Pedone imprudente e concorso di colpa ex art. 2054 cc

La Cass. civ. Sez. III, 13-11-2014, n. 24204 ha statuito che “La presunzione di colpa del conducente di un veicolo investitore, prevista dall’art. 2054, primo comma cod. civ. , non opera in contrasto con il principio della responsabilità per fatto illecito, fondata sul rapporto di causalità fra evento dannoso e condotta umana, e dunque non preclude, anche nel caso in cui il conducente non abbia fornito la prova idonea a vincere la presunzione, l’indagine sull’imprudenza e pericolosità della condotta del pedone investito, che va apprezzata ai fine del concorso di colpa ai sensi dell’art. 1227, primo comma, cod. civ. , ed integra un giudizio di fatto che, come tale, si sottrae al sindacato di legittimità se sorretto da adeguata motivazione”.
In applicazione di tale principio, la S.C. ha ritenuto esente da censura la decisione con cui il giudice di merito aveva accertato che il pedone investito aveva dato inizio ad un attraversamento “azzardato” nel mentre sopraggiungeva l’autoveicolo dell’investitore, pervenendo a tale conclusione attraverso una valutazione di tutti gli elementi in suo possesso e delibando plausibilmente la convergenza tra le dichiarazioni rese nell’immediatezza da coloro che erano presenti al sinistro e i riscontri obiettivi effettuati dalla Polizia stradale giunta “in loco”.

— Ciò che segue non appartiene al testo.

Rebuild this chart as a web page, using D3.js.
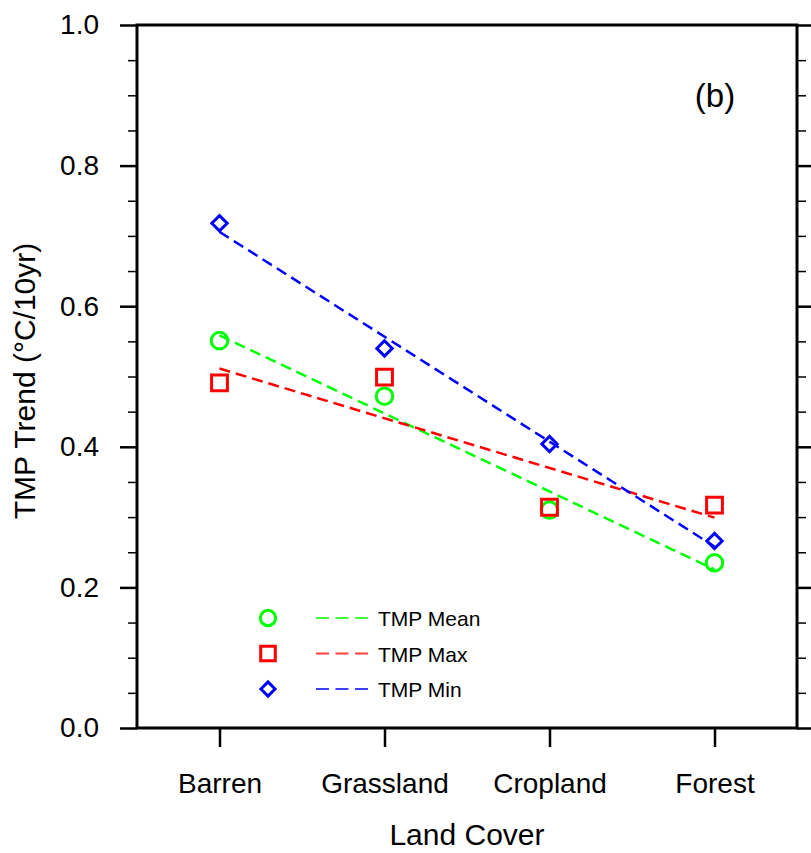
<!DOCTYPE html>
<html>
  <head>
    <title>TMP Trend</title>
    <script src="https://cdn.jsdelivr.net/npm/d3@7"></script>
    <style>
      body { margin: 0; background: #fff; }
      text { font-family: "Liberation Sans", Arial, sans-serif; }
    </style>
  </head>
  <body>
    <svg width="811" height="853" id="mainsvg"></svg>
    <script>
        // categories and values
        const landCover = ['Barren', 'Grassland', 'Cropland', 'Forest'];
        const tmpMean = [0.551, 0.472, 0.310, 0.235];
        const tmpMax  = [0.491, 0.499, 0.314, 0.317];
        const tmpMin  = [0.718, 0.540, 0.404, 0.266];
        const yTicks = [0.0, 0.2, 0.4, 0.6, 0.8, 1.0];
        const yMinorTicks = [0.05, 0.1, 0.15, 0.25, 0.3, 0.35, 0.45, 0.5, 0.55, 0.65, 0.7, 0.75, 0.85, 0.9, 0.95];

        const series = [
          {name: 'TMP Mean', values: tmpMean, color: '#00ff00', marker: 'circle'},
          {name: 'TMP Max',  values: tmpMax,  color: '#ff0000', marker: 'square'},
          {name: 'TMP Min',  values: tmpMin,  color: '#0000ff', marker: 'diamond'}
        ];

        const svg = d3.select('#mainsvg');
        const margin = {top: 25, right: 14, bottom: 125, left: 137};
        const innerWidth = 660;
        const innerHeight = 703;

        const xScale = d3.scaleLinear().domain([0.5, 4.5]).range([0, innerWidth]);
        const yScale = d3.scaleLinear().domain([0, 1]).range([innerHeight, 0]);

        const g = svg.append('g').attr('id', 'maingroup')
          .attr('transform', `translate(${margin.left}, ${margin.top})`);

        // axes
        const styleAxis = (sel, w) => {
          sel.select('.domain').remove();
          sel.selectAll('.tick line').attr('stroke', '#000').attr('stroke-width', w || 2.5);
          sel.selectAll('.tick text').attr('fill', '#000')
            .attr('font-family', '"Liberation Sans", Arial, sans-serif');
        };
        const noLabels = sel => sel.selectAll('.tick text').remove();

        const yAxisG = g.append('g').call(d3.axisLeft(yScale).tickValues(yTicks).tickSize(17).tickPadding(21)
          .tickFormat(d3.format('.1f'))).call(styleAxis);
        yAxisG.selectAll('.tick text').attr('font-size', '28px');
        g.append('g').call(d3.axisLeft(yScale).tickValues(yMinorTicks).tickSize(9))
          .call(styleAxis, 1.5).call(noLabels);

        g.append('g').attr('transform', `translate(${innerWidth}, 0)`)
          .call(d3.axisRight(yScale).tickValues(yTicks).tickSize(17)).call(styleAxis).call(noLabels);
        g.append('g').attr('transform', `translate(${innerWidth}, 0)`)
          .call(d3.axisRight(yScale).tickValues(yMinorTicks).tickSize(9))
          .call(styleAxis, 1.5).call(noLabels);

        const xAxisG = g.append('g').attr('transform', `translate(0, ${innerHeight})`)
          .call(d3.axisBottom(xScale).tickValues([1, 2, 3, 4]).tickSize(19).tickPadding(26)
            .tickFormat((d, i) => landCover[i])).call(styleAxis);
        xAxisG.selectAll('.tick text').attr('font-size', '28px');

        // frame
        g.append('rect').attr('width', innerWidth).attr('height', innerHeight)
          .attr('fill', 'none').attr('stroke', '#000').attr('stroke-width', 3);

        // trend lines (least squares fit)
        const xs = [1, 2, 3, 4];
        const fit = vals => {
          const mx = d3.mean(xs), my = d3.mean(vals);
          const slope = d3.sum(xs, (x, i) => (x - mx) * (vals[i] - my)) / d3.sum(xs, x => (x - mx) ** 2);
          return x => my + slope * (x - mx);
        };

        const symbolType = {circle: d3.symbolCircle, square: d3.symbolSquare, diamond: d3.symbolDiamond2};
        const symbolSize = {circle: 215, square: 250, diamond: 150};

        series.forEach(s => {
          const f = fit(s.values);
          g.append('line')
            .attr('x1', xScale(1)).attr('y1', yScale(f(1)))
            .attr('x2', xScale(4)).attr('y2', yScale(f(4)))
            .attr('stroke', s.color).attr('stroke-width', 2.5)
            .attr('stroke-dasharray', '11,6');
        });

        series.forEach(s => {
          g.selectAll(null).data(s.values).join('path')
            .attr('transform', (d, i) => `translate(${xScale(i + 1)}, ${yScale(d)})`)
            .attr('d', d3.symbol().type(symbolType[s.marker]).size(symbolSize[s.marker]))
            .attr('fill', 'none').attr('stroke', s.color).attr('stroke-width', 3);
        });

        // legend
        const legend = g.append('g').attr('transform', `translate(${268 - margin.left}, ${618 - margin.top})`);
        series.forEach((s, i) => {
          const row = legend.append('g').attr('transform', `translate(0, ${i * 35.5})`);
          row.append('path')
            .attr('d', d3.symbol().type(symbolType[s.marker]).size(symbolSize[s.marker] * 0.85))
            .attr('fill', 'none').attr('stroke', s.color).attr('stroke-width', 3);
          row.append('line').attr('x1', 48).attr('x2', 106).attr('y1', 0).attr('y2', 0)
            .attr('stroke', s.color).attr('stroke-width', 2.2).attr('stroke-dasharray', '13,6.5')
            .attr('opacity', 0.75);
          row.append('text').attr('x', 110).attr('y', 8).attr('font-size', '21px').text(s.name);
        });

        // titles
        g.append('text').text('(b)').attr('font-size', '33px')
          .attr('x', 578).attr('y', 82).attr('text-anchor', 'middle');

        g.append('text').text('Land Cover').attr('font-size', '30px')
          .attr('x', innerWidth / 2).attr('y', innerHeight + 117).attr('text-anchor', 'middle');

        g.append('text').text('TMP Trend (°C/10yr)').attr('font-size', '30px')
          .attr('transform', `translate(${-102}, ${356}) rotate(-90)`)
          .attr('text-anchor', 'middle');
    </script>
  </body>
</html>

Danni sopravvenuti alla transazione

La Corte di Cassazione III Sezione Civile con la sentenza n. 23425 del 4 novembre 2014 ha precisato che ” … quel che rileva ai fini della risarcibilità dei danni sopravvenuti alla transazione od alla sentenza non è la presenza di segni clinici, ma la loro ragionevole prevedibilità con riferimento alle circostanze del caso concreto … . Prevedibilità che, in teoria, può anche prescindere dall’esistenza di sintomi….” .

Nell’enunciare il principio la Corte ha richiamato, ex multis, Sez. 3, Sentenza n. 11592 del 31/05/2005, Rv. 582449; Sez. 3, Sentenza n. 3888 del 26/04/1996, Rv. 497263; Sez. 3, Sentenza n. 5576 del 03/11/1984, Rv. 437249).